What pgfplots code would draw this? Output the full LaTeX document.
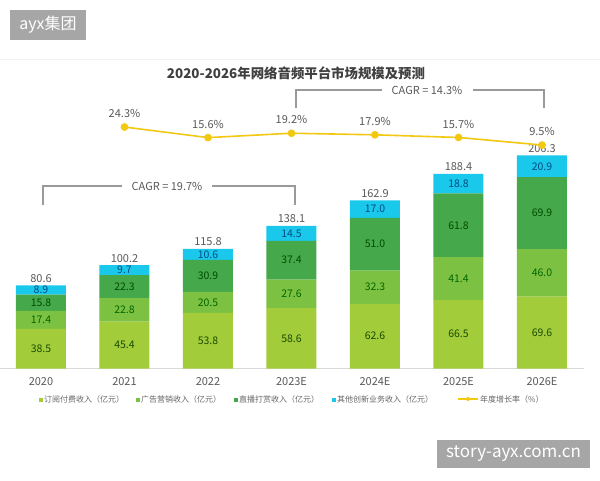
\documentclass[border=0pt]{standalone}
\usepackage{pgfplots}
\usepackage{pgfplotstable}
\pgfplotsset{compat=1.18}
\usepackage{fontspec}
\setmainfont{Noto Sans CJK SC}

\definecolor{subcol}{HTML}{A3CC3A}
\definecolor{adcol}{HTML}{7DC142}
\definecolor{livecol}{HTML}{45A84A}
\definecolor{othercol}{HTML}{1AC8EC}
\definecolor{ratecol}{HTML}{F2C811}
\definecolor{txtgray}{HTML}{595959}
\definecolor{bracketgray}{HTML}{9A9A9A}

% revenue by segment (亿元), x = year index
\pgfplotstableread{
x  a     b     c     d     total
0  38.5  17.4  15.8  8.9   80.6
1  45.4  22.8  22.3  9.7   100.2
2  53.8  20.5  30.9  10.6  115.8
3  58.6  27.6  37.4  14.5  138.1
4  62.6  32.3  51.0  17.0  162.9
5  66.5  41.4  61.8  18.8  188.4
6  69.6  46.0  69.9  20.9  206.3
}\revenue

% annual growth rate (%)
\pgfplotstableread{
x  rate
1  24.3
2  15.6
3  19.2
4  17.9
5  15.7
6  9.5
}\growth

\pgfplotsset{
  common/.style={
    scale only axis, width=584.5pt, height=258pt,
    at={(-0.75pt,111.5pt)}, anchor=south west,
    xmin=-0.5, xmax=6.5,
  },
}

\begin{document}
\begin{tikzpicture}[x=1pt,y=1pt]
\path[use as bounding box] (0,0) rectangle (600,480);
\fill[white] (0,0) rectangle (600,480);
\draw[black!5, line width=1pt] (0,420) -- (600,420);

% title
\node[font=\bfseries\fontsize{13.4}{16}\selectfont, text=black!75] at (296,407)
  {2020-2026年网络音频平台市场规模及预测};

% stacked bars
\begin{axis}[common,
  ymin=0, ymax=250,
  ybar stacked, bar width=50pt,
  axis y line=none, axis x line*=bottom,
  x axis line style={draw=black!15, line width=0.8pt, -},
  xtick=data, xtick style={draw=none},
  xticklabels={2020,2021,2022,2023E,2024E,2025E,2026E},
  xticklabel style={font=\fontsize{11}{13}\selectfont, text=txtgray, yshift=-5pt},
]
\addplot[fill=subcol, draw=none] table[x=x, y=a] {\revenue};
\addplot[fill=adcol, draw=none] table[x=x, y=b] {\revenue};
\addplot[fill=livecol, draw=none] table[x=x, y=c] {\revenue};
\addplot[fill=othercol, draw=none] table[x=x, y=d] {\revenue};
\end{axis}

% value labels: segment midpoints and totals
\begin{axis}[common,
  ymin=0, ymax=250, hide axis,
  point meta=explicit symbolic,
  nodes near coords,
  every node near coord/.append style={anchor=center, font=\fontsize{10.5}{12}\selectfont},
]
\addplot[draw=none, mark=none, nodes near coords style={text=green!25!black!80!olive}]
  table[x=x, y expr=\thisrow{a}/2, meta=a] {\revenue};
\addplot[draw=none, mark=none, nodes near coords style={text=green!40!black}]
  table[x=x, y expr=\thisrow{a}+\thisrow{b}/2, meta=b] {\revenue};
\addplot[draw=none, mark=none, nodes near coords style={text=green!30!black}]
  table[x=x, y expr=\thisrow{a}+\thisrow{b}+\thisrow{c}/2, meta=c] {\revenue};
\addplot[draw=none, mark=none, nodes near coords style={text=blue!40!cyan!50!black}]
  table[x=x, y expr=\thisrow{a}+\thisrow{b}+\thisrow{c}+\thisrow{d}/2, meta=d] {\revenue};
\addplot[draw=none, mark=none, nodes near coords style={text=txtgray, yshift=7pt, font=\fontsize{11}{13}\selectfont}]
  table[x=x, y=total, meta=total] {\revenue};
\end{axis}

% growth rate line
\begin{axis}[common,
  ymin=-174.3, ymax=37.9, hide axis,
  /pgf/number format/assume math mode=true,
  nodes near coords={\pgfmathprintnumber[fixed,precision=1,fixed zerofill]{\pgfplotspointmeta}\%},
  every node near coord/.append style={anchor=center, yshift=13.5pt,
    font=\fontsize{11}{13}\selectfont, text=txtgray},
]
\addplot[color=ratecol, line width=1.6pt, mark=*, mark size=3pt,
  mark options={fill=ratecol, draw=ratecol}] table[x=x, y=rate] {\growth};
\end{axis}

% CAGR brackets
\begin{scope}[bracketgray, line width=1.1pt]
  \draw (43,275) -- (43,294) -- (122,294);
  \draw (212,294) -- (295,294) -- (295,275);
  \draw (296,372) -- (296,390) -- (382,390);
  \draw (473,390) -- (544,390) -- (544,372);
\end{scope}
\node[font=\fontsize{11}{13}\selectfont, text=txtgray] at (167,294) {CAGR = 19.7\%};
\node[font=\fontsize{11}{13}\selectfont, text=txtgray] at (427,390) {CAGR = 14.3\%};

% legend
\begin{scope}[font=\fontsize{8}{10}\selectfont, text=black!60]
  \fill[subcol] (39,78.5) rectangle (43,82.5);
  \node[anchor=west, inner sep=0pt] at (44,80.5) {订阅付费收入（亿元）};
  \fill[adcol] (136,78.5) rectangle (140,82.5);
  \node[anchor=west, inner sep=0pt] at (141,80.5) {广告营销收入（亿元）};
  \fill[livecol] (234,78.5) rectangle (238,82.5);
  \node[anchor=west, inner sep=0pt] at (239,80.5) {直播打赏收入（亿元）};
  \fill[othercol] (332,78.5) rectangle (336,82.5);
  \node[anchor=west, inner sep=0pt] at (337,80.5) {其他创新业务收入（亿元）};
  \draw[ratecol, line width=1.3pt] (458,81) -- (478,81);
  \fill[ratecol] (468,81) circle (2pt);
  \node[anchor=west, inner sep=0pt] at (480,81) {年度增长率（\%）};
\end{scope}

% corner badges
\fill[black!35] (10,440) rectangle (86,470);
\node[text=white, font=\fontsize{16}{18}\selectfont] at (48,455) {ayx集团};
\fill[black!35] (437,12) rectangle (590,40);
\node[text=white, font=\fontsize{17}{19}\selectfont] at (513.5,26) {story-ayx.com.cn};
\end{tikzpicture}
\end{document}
▬▬▬▬▬▬▬▬▬▬
* **What needs to be done**:
Transcribe the listing in full and omit the pictures.

* **Answer to this exercise**:
What pgfplots code would draw this? Output the full LaTeX document.
\documentclass[border=0pt]{standalone}
\usepackage{pgfplots}
\usepackage{pgfplotstable}
\pgfplotsset{compat=1.18}
\usepackage{fontspec}
\setmainfont{Noto Sans CJK SC}

\definecolor{subcol}{HTML}{A3CC3A}
\definecolor{adcol}{HTML}{7DC142}
\definecolor{livecol}{HTML}{45A84A}
\definecolor{othercol}{HTML}{1AC8EC}
\definecolor{ratecol}{HTML}{F2C811}
\definecolor{txtgray}{HTML}{595959}
\definecolor{bracketgray}{HTML}{9A9A9A}

% revenue by segment (亿元), x = year index
\pgfplotstableread{
x  a     b     c     d     total
0  38.5  17.4  15.8  8.9   80.6
1  45.4  22.8  22.3  9.7   100.2
2  53.8  20.5  30.9  10.6  115.8
3  58.6  27.6  37.4  14.5  138.1
4  62.6  32.3  51.0  17.0  162.9
5  66.5  41.4  61.8  18.8  188.4
6  69.6  46.0  69.9  20.9  206.3
}\revenue

% annual growth rate (%)
\pgfplotstableread{
x  rate
1  24.3
2  15.6
3  19.2
4  17.9
5  15.7
6  9.5
}\growth

\pgfplotsset{
  common/.style={
    scale only axis, width=584.5pt, height=258pt,
    at={(-0.75pt,111.5pt)}, anchor=south west,
    xmin=-0.5, xmax=6.5,
  },
}

\begin{document}
\begin{tikzpicture}[x=1pt,y=1pt]
\path[use as bounding box] (0,0) rectangle (600,480);
\fill[white] (0,0) rectangle (600,480);
\draw[black!5, line width=1pt] (0,420) -- (600,420);

% title
\node[font=\bfseries\fontsize{13.4}{16}\selectfont, text=black!75] at (296,407)
  {2020-2026年网络音频平台市场规模及预测};

% stacked bars
\begin{axis}[common,
  ymin=0, ymax=250,
  ybar stacked, bar width=50pt,
  axis y line=none, axis x line*=bottom,
  x axis line style={draw=black!15, line width=0.8pt, -},
  xtick=data, xtick style={draw=none},
  xticklabels={2020,2021,2022,2023E,2024E,2025E,2026E},
  xticklabel style={font=\fontsize{11}{13}\selectfont, text=txtgray, yshift=-5pt},
]
\addplot[fill=subcol, draw=none] table[x=x, y=a] {\revenue};
\addplot[fill=adcol, draw=none] table[x=x, y=b] {\revenue};
\addplot[fill=livecol, draw=none] table[x=x, y=c] {\revenue};
\addplot[fill=othercol, draw=none] table[x=x, y=d] {\revenue};
\end{axis}

% value labels: segment midpoints and totals
\begin{axis}[common,
  ymin=0, ymax=250, hide axis,
  point meta=explicit symbolic,
  nodes near coords,
  every node near coord/.append style={anchor=center, font=\fontsize{10.5}{12}\selectfont},
]
\addplot[draw=none, mark=none, nodes near coords style={text=green!25!black!80!olive}]
  table[x=x, y expr=\thisrow{a}/2, meta=a] {\revenue};
\addplot[draw=none, mark=none, nodes near coords style={text=green!40!black}]
  table[x=x, y expr=\thisrow{a}+\thisrow{b}/2, meta=b] {\revenue};
\addplot[draw=none, mark=none, nodes near coords style={text=green!30!black}]
  table[x=x, y expr=\thisrow{a}+\thisrow{b}+\thisrow{c}/2, meta=c] {\revenue};
\addplot[draw=none, mark=none, nodes near coords style={text=blue!40!cyan!50!black}]
  table[x=x, y expr=\thisrow{a}+\thisrow{b}+\thisrow{c}+\thisrow{d}/2, meta=d] {\revenue};
\addplot[draw=none, mark=none, nodes near coords style={text=txtgray, yshift=7pt, font=\fontsize{11}{13}\selectfont}]
  table[x=x, y=total, meta=total] {\revenue};
\end{axis}

% growth rate line
\begin{axis}[common,
  ymin=-174.3, ymax=37.9, hide axis,
  /pgf/number format/assume math mode=true,
  nodes near coords={\pgfmathprintnumber[fixed,precision=1,fixed zerofill]{\pgfplotspointmeta}\%},
  every node near coord/.append style={anchor=center, yshift=13.5pt,
    font=\fontsize{11}{13}\selectfont, text=txtgray},
]
\addplot[color=ratecol, line width=1.6pt, mark=*, mark size=3pt,
  mark options={fill=ratecol, draw=ratecol}] table[x=x, y=rate] {\growth};
\end{axis}

% CAGR brackets
\begin{scope}[bracketgray, line width=1.1pt]
  \draw (43,275) -- (43,294) -- (122,294);
  \draw (212,294) -- (295,294) -- (295,275);
  \draw (296,372) -- (296,390) -- (382,390);
  \draw (473,390) -- (544,390) -- (544,372);
\end{scope}
\node[font=\fontsize{11}{13}\selectfont, text=txtgray] at (167,294) {CAGR = 19.7\%};
\node[font=\fontsize{11}{13}\selectfont, text=txtgray] at (427,390) {CAGR = 14.3\%};

% legend
\begin{scope}[font=\fontsize{8}{10}\selectfont, text=black!60]
  \fill[subcol] (39,78.5) rectangle (43,82.5);
  \node[anchor=west, inner sep=0pt] at (44,80.5) {订阅付费收入（亿元）};
  \fill[adcol] (136,78.5) rectangle (140,82.5);
  \node[anchor=west, inner sep=0pt] at (141,80.5) {广告营销收入（亿元）};
  \fill[livecol] (234,78.5) rectangle (238,82.5);
  \node[anchor=west, inner sep=0pt] at (239,80.5) {直播打赏收入（亿元）};
  \fill[othercol] (332,78.5) rectangle (336,82.5);
  \node[anchor=west, inner sep=0pt] at (337,80.5) {其他创新业务收入（亿元）};
  \draw[ratecol, line width=1.3pt] (458,81) -- (478,81);
  \fill[ratecol] (468,81) circle (2pt);
  \node[anchor=west, inner sep=0pt] at (480,81) {年度增长率（\%）};
\end{scope}

% corner badges
\fill[black!35] (10,440) rectangle (86,470);
\node[text=white, font=\fontsize{16}{18}\selectfont] at (48,455) {ayx集团};
\fill[black!35] (437,12) rectangle (590,40);
\node[text=white, font=\fontsize{17}{19}\selectfont] at (513.5,26) {story-ayx.com.cn};
\end{tikzpicture}
\end{document}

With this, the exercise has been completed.